First drive: Porsche Cayman R 2012 in Dubai
Driving while sitting two inches away from a raspy high-revving engine is rather uncommon for most people. It’d mean you’re either driving a Ferrari 458 or a Toyota Hiace. But somewhere in between is the Porsche Cayman, supposedly the most balanced sports car in the world. We can now confirm that, after our stint with the Cayman R.
The Cayman R continues the Porsche tradition of offering more for less. More money for less features, that is. The R gains lower suspension, 10 horses and other minor upgrades, but various other things were changed or removed to reduce weight, such as the addition of a fixed spoiler instead of a pop-up one, lighter-weight wheels, aluminium doors, carbon-fibre seat backing, removal of the a/c and stereo, the replacement of inner door handles with cloth straps, and the removal of the shade over the gauges, all adding up to weight-savings of only 55 kilos.
Hilariously, our test car was equipped back with an a/c as well as the heavier PDK automatic gearbox, turning HID headlights, surround-sound stereo, parking sensors, sports exhaust and even a touchscreen navigation computer, all extra-cost options that probably put most of the deleted weight back on.
The Cayman is rather practical in terms of space, at least when compared to sports cars such as our BMW M Roadster. The tub under the bonnet and the other tub under the rear hatch both add up to significant space for groceries. There is even a net over the carpeted engine compartment to hold smaller items. The a/c is good, while the thin pillars offer up an airy cockpit with good all-round visibility. Of course, they’ve deleted the cup-holders too, but we hear the regular Caymans get them.
Not practical are the optional racing-styles seats, which require you to drop into them rather than slide in. This means that when you have to come out again, it’s like trying to pop your butt out of a bucket. But hell, they’re amazing for holding you in when the driving rampage starts.
The R comes with a 3.4-litre flat-6 generating 330 hp at a raucous 7400 rpm, and 370 Nm of torque peaking from 4750 rpm, with an optional “Sport Chrono Package Plus” system somehow adding extra kick (or just a psychological boost, what with that tacked-on lap-counter on the dash). It revs hard and sounds brawny while doing it.
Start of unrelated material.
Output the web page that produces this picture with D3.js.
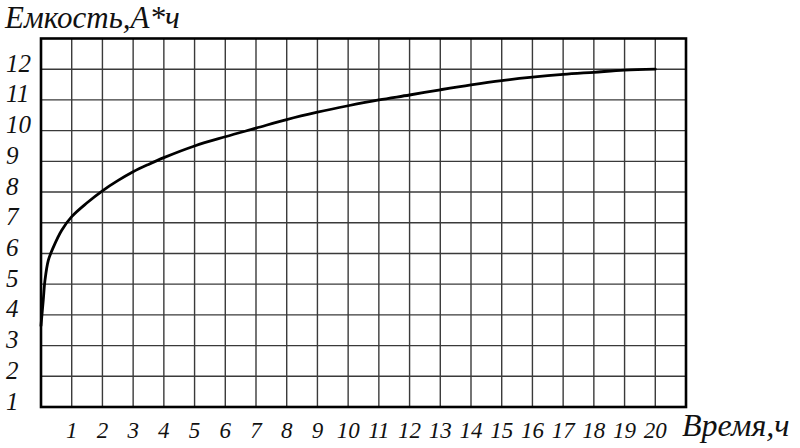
<!DOCTYPE html>
<html>
<head>
<meta charset="utf-8">
<script src="https://cdn.jsdelivr.net/npm/d3@7"></script>
<style>
  html, body { margin: 0; padding: 0; background: #fff; }
  svg { display: block; }
  text { font-family: "Liberation Serif", "DejaVu Serif", serif; font-style: italic; fill: #111; }
</style>
</head>
<body>
<svg id="chart" width="800" height="448"></svg>
<script>
// ---- data ----
const timeHours = [0, 0.075, 0.13, 0.24, 0.4, 0.67, 1, 1.5, 2, 2.5, 3, 3.5, 4, 5, 6, 7, 8, 9, 10, 11, 12, 13, 14, 15, 16, 17, 18, 19, 20];
const capacityAh = [3.65, 4.5, 5.13, 5.78, 6.2, 6.75, 7.2, 7.65, 8.04, 8.37, 8.66, 8.9, 9.12, 9.5, 9.8, 10.08, 10.36, 10.6, 10.81, 11.0, 11.16, 11.33, 11.49, 11.63, 11.74, 11.83, 11.9, 11.97, 12.0];
const xTickLabels = [1, 2, 3, 4, 5, 6, 7, 8, 9, 10, 11, 12, 13, 14, 15, 16, 17, 18, 19, 20];
const yTickLabels = [1, 2, 3, 4, 5, 6, 7, 8, 9, 10, 11, 12];
const yTitle = "Емкость,А*ч";
const xTitle = "Время,ч";

// ---- layout ----
const svg = d3.select("#chart");
const pLeft = 41, pRight = 686, pTop = 38.5, pBottom = 407;
const x = d3.scaleLinear().domain([0, 21]).range([pLeft, pRight]);
const y = d3.scaleLinear().domain([1, 13]).range([pBottom, pTop]);

// grid
const g = svg.append("g");
g.selectAll("line.v").data(d3.range(1, 21)).join("line")
  .attr("class", "v")
  .attr("x1", d => x(d)).attr("x2", d => x(d))
  .attr("y1", pTop).attr("y2", pBottom)
  .attr("stroke", "#3a3a3a").attr("stroke-width", 1.4);
g.selectAll("line.h").data(d3.range(2, 13)).join("line")
  .attr("class", "h")
  .attr("y1", d => y(d)).attr("y2", d => y(d))
  .attr("x1", pLeft).attr("x2", pRight)
  .attr("stroke", "#3a3a3a").attr("stroke-width", 1.4);

// frame
g.append("rect")
  .attr("x", pLeft).attr("y", pTop)
  .attr("width", pRight - pLeft).attr("height", pBottom - pTop)
  .attr("fill", "none").attr("stroke", "#000").attr("stroke-width", 2.6);

// curve
const pts = timeHours.map((t, i) => [t, capacityAh[i]]);
g.append("path")
  .datum(pts)
  .attr("d", d3.line().x(d => x(d[0])).y(d => y(d[1])).curve(d3.curveCatmullRom.alpha(0.5)))
  .attr("fill", "none").attr("stroke", "#000").attr("stroke-width", 2.8)
  .attr("stroke-linejoin", "round").attr("stroke-linecap", "round");

// y tick labels
svg.selectAll("text.yt").data(yTickLabels).join("text")
  .attr("class", "yt")
  .attr("x", 6).attr("y", d => y(d) - 6)
  .attr("dominant-baseline", "central")
  .attr("font-size", 25)
  .text(d => d);

// x tick labels
svg.selectAll("text.xt").data(xTickLabels).join("text")
  .attr("class", "xt")
  .attr("x", d => x(d)).attr("y", 438)
  .attr("text-anchor", "middle")
  .attr("font-size", 23)
  .text(d => d);

// titles
svg.append("text").attr("x", 5).attr("y", 28).attr("font-size", 31).text(yTitle);
svg.append("text").attr("x", 682).attr("y", 436).attr("font-size", 32).text(xTitle);
</script>
</body>
</html>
The engine doesn’t kick as hard as today’s turbocharged machinery, but rather, builds up power gradually, with the PDK flicking through the gears at lightning speed, whether in manual or automatic mode. We managed a 0-100 kph time of 6.1 seconds in the summer, enough to keep up with most muscle-cars. Our as-tested fuel economy of 14.9 litres/100 km however, is nothing to brag about.
The Cayman R’s priorities lie elsewhere though. The suspension, the mid-engine setup and the controls, all were tuned purely for handling. And handle it does; there is no discernible body roll around corners as we pointed the car wherever we wanted. The steering is sharp, very firm, and full of feedback.
There doesn’t seem to be any understeer dialled in either, unlike most street-cars. When we gradually dipped the throttle further around a turn, instead of the front going wide, the rear stepped out a bit and we brought it back in line rather easily before the stability control could intervene. That’s how beautiful the balance is. We couldn’t really comment on overall grip, because just then we realised that our car’s tyres were halfway worn down by other journalists. The brakes felt mushy too, probably for the same reason. We assume they would be phenomenal otherwise.
The Cayman R isn’t designed for comfort. The ride is harsh, the tyre roar is horrendous and the interior padding is firm. Still, you get cold air, cruise control, power windows and leather on everything, so the ambience is as good as the price promises.
And pricey it is, starting at Dhs 233,700, with our optioned-up car coming in at Dhs 291,450. It is not cheap by any means, but the Cayman R is as close to driving a real race-car as you can get without actually signing up for one of those local motorsports events that nobody watches.
How did you manage a pathetically slow 6.1 seconds to 100 kph in a PDK equipped CR when every other journalist has managed 4.6 or better? Particularly given the car was equipped with Sport Chrono Plus and therefore Launch Control.
Even allowing for high temperatures, I would not expect a deviation of greater than 0.5 seconds from the mean of 4.7 seconds as reported (conservatively) by the manufacturer.